The girls with the help of Deena’s brother, Josh (Benjamin Flores Jr.), who believes Shadyside’s murderous misfortunes come from an ancient witches curse, and her two best friends Kate (Julia Rehwald) and Simon (Fred Hechinger), will have to fight for their lives and hope to end the curse and to not succumb to the same fate as many other residents of Shadyside.
It has that Stranger Things adventure element to it. Albeit much darker and certainly aimed more towards adults. But the sensation of these teens bonding through an extreme and life-threatening scenario feels rather familiar as of recent. Its played off very well here though and doesn’t feel like it’s underplaying its adult themes or suffer from any tonal inconsistences.

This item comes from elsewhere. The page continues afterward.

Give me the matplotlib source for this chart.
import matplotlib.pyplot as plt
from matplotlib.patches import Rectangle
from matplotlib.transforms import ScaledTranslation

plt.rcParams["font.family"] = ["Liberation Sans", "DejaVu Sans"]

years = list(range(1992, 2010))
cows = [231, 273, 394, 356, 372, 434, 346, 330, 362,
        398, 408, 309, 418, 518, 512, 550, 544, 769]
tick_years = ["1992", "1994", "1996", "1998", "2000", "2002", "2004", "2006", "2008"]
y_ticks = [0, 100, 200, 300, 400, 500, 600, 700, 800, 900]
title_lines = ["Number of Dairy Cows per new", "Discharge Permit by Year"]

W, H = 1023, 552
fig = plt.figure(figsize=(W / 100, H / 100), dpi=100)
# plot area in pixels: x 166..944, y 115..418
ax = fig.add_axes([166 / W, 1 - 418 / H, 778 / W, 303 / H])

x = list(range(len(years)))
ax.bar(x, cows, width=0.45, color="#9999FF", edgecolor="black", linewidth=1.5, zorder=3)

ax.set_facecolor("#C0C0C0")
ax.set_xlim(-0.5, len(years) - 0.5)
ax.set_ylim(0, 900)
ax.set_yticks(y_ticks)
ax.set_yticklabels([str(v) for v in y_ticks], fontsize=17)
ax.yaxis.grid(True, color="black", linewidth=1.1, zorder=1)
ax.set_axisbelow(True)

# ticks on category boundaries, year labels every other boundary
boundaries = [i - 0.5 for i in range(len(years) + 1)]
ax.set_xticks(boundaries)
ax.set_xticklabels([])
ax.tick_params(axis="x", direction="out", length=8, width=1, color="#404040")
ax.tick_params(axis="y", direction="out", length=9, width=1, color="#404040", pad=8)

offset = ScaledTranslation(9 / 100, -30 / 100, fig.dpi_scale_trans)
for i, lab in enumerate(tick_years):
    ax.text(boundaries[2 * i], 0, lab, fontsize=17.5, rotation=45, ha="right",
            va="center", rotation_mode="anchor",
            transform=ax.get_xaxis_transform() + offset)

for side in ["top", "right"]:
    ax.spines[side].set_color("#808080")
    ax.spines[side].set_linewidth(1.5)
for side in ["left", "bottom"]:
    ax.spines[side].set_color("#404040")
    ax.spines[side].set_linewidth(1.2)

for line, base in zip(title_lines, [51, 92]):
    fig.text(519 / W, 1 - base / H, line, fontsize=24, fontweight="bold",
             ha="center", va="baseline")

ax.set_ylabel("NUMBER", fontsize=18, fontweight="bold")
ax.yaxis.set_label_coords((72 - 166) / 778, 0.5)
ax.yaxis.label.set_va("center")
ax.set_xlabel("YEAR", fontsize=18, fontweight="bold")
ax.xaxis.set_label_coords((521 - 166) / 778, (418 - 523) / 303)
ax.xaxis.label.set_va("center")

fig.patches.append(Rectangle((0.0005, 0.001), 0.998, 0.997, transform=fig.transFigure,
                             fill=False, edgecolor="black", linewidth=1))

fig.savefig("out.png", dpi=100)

There’s nothing ultimately ground-breaking with our first entry into the Fear Street series. It takes plenty of inspiration from a handful of sources, but blends it wonderfully into something that is equal parts gruelling and entertaining without feeling like a complete mockery or rehash of what’s come before it.
At the front of it all is a thoroughly engaging and somewhat refreshing story that will continue to spill over into the next couple of instalments. There were some moments that didn’t work for me. It raised a few questions that I’m hoping will be answered in the following episodes, and perhaps a couple of narrative beats that just felt a little cheap in comparison to what the rest of the movie was going for. But all in all, a solid and narratively competent entry that could almost stand well enough on its own.
From its opening neon soaked mall location, to the lurking villains dressed in cliched Halloween attire and the music references to the likes of Radiohead and Cyprus Hill, Fear Street Part 1 is willing to remind you of its era at every turn. The type of references that would pass straight over the heads of the Gen Z’ers. For us millennials however, it’s like a fun little time capsule into our roots as music and horror movie fans, and a love letter to the slashers that helped carve a new fan base for horror lovers.
Director Leigh Janiak (who is also responsible for the second and third instalment releasing over the next couple of weeks) has crafted something rather special with her first outing. The gamble here is that with the two follow-ups already making their way to Netflix in the next couple of weeks, there was an awful lot riding on the success of part 1. Based on the overall reception of the movie thus far (and my own opinion), it is a gamble that could well and truly pay off.